__WHAT YOU SHOULD DO__
In this exercise, print only the lines of the records below from the one with "Convert this chart to Plotly code." through the one with "y_ticks = [0, 5, 10, 15, 20, 25, 30]", inclusive. Pictures are not part of the copy.
---- EXCERPTED RECORDS
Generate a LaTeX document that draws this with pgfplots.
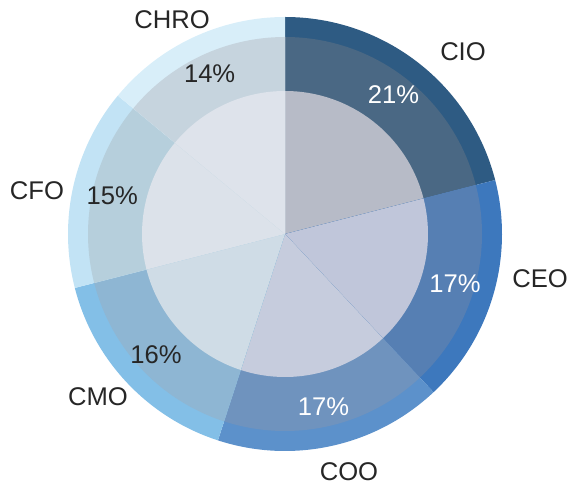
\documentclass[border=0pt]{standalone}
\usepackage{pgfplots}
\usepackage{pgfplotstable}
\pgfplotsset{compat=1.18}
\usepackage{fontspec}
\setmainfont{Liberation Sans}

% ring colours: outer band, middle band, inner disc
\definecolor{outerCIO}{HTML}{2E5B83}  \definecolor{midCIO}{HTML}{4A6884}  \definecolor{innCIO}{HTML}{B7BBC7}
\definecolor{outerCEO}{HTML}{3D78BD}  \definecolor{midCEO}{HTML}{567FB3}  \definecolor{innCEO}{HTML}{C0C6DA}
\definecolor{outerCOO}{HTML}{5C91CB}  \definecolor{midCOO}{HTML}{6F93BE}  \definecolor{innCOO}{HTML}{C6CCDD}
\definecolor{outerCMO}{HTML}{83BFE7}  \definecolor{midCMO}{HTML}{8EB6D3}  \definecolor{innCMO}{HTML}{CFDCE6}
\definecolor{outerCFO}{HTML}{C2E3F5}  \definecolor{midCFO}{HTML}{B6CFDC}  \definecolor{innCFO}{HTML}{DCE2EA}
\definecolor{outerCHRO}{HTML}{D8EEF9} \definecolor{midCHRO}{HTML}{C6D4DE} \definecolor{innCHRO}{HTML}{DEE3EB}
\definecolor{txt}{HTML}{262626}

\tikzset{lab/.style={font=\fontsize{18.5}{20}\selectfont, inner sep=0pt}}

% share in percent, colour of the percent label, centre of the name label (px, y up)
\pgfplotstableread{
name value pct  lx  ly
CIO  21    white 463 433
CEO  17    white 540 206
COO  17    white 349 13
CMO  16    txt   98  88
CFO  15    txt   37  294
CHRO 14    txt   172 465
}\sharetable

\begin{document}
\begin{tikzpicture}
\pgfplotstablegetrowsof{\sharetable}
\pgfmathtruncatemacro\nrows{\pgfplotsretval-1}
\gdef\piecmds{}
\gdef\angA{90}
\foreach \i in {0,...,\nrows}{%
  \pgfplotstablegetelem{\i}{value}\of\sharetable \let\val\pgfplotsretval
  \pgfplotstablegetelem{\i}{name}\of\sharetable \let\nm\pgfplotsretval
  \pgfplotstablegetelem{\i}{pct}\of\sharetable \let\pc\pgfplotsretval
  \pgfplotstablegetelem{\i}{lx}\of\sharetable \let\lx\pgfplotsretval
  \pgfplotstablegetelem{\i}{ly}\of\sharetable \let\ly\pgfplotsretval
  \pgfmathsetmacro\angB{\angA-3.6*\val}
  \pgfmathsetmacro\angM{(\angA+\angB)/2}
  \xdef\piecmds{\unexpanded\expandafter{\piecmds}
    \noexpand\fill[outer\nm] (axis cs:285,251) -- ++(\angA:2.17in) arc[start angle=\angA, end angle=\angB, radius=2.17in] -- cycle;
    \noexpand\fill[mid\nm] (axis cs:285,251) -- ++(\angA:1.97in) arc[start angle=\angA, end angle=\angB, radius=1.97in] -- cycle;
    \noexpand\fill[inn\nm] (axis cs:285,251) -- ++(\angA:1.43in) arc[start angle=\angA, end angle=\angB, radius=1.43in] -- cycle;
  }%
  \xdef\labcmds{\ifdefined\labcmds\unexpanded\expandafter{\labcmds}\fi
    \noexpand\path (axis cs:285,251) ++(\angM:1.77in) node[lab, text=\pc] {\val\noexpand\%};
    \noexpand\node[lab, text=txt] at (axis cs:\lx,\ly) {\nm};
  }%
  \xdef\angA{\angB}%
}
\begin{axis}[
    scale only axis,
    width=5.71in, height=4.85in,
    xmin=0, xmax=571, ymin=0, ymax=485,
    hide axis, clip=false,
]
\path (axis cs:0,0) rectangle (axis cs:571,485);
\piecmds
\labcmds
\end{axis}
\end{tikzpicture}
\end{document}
--------
---- EXCERPTED RECORDS
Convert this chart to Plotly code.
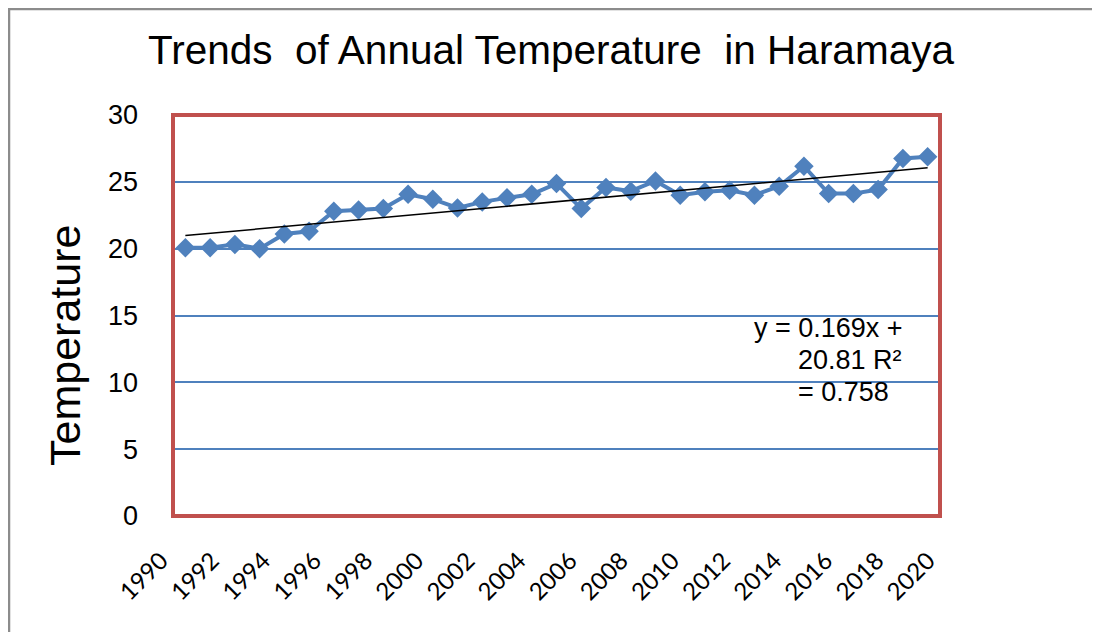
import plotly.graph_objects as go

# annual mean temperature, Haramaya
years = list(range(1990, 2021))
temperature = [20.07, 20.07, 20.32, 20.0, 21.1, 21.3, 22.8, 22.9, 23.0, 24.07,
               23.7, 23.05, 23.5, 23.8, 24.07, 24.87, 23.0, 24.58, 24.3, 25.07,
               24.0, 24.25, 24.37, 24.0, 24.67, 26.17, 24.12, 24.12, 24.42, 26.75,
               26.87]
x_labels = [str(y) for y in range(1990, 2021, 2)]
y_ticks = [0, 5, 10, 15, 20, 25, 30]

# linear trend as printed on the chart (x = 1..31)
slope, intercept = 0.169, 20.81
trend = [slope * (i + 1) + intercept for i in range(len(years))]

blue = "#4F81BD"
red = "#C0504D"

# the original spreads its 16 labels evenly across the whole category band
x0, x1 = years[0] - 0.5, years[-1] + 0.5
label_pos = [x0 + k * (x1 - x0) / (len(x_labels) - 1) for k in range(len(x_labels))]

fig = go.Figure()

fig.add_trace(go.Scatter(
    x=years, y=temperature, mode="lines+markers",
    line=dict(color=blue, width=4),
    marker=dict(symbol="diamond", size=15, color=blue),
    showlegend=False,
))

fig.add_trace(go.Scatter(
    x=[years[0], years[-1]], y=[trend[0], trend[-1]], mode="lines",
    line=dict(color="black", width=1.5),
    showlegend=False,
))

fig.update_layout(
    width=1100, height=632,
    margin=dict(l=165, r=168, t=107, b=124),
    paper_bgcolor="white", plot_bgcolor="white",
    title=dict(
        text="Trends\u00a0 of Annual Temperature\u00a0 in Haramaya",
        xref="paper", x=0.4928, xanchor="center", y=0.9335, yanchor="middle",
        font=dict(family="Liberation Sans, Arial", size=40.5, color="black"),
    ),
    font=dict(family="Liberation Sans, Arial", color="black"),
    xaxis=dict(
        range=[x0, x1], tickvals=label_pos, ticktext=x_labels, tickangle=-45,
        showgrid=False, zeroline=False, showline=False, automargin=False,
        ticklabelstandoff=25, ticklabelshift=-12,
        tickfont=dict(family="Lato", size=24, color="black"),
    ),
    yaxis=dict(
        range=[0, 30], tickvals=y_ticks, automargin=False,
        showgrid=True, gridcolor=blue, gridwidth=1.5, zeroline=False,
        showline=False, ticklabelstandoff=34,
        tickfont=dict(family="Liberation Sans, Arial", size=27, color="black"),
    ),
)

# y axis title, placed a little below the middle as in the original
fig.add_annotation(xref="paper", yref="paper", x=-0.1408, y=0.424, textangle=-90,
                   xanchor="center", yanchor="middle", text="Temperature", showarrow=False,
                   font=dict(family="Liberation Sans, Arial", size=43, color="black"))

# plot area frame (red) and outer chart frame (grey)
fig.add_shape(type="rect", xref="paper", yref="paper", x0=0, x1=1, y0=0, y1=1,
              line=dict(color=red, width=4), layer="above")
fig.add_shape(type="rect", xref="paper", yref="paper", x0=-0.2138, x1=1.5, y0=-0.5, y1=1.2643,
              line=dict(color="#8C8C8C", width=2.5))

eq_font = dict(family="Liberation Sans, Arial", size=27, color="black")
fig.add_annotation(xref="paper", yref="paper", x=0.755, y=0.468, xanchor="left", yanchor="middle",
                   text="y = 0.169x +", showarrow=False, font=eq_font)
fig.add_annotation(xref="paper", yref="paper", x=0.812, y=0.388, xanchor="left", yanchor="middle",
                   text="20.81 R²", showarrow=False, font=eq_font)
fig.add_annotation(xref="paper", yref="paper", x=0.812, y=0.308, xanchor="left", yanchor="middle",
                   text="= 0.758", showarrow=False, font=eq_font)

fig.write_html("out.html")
--------
---- EXCERPTED RECORDS
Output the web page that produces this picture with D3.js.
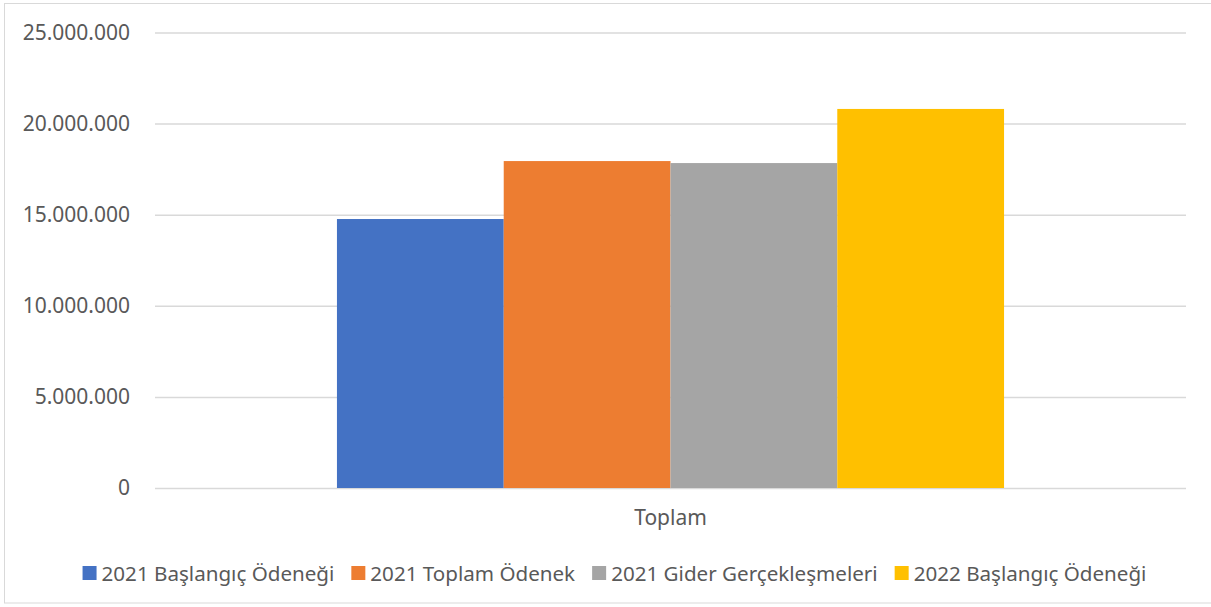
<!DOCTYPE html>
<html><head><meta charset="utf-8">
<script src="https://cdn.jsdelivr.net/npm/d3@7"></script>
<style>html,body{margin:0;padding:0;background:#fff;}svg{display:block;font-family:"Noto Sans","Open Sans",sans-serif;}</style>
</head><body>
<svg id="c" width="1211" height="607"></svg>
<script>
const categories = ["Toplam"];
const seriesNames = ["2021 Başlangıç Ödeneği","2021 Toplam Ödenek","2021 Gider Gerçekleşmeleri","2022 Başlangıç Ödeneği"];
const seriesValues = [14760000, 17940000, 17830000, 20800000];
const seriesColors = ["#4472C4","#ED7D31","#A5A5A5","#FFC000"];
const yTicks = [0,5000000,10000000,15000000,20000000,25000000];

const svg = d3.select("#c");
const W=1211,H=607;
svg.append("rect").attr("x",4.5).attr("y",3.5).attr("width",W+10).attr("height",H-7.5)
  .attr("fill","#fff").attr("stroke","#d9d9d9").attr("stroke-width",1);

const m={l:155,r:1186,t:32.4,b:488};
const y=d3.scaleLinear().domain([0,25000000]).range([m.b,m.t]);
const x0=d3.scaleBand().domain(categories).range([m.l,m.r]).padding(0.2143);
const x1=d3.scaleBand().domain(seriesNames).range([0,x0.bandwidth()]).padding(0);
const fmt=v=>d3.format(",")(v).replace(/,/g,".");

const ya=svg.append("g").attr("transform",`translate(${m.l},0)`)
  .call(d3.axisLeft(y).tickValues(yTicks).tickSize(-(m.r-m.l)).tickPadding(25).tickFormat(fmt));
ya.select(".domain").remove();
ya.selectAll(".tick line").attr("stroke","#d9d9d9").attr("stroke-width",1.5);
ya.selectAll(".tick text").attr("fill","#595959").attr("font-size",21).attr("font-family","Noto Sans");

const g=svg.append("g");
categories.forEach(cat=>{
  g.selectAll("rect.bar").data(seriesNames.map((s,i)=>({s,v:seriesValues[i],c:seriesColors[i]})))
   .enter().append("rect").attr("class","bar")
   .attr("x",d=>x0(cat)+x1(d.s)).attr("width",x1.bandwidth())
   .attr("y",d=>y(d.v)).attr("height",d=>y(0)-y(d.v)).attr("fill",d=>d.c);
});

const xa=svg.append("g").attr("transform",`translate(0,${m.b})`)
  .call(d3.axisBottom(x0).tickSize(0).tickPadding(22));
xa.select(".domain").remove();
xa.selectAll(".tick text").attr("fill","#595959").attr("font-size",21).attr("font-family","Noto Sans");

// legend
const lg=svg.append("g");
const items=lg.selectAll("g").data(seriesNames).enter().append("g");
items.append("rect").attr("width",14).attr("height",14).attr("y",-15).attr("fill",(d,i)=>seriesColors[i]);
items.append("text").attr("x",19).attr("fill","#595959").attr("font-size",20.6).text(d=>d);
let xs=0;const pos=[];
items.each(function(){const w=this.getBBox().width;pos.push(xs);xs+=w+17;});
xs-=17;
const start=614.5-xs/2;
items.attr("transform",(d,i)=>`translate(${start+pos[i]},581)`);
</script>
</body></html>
--------
__EXERCISE OUTPUT__
Convert this chart to Plotly code.
import plotly.graph_objects as go

# annual mean temperature, Haramaya
years = list(range(1990, 2021))
temperature = [20.07, 20.07, 20.32, 20.0, 21.1, 21.3, 22.8, 22.9, 23.0, 24.07,
               23.7, 23.05, 23.5, 23.8, 24.07, 24.87, 23.0, 24.58, 24.3, 25.07,
               24.0, 24.25, 24.37, 24.0, 24.67, 26.17, 24.12, 24.12, 24.42, 26.75,
               26.87]
x_labels = [str(y) for y in range(1990, 2021, 2)]
y_ticks = [0, 5, 10, 15, 20, 25, 30]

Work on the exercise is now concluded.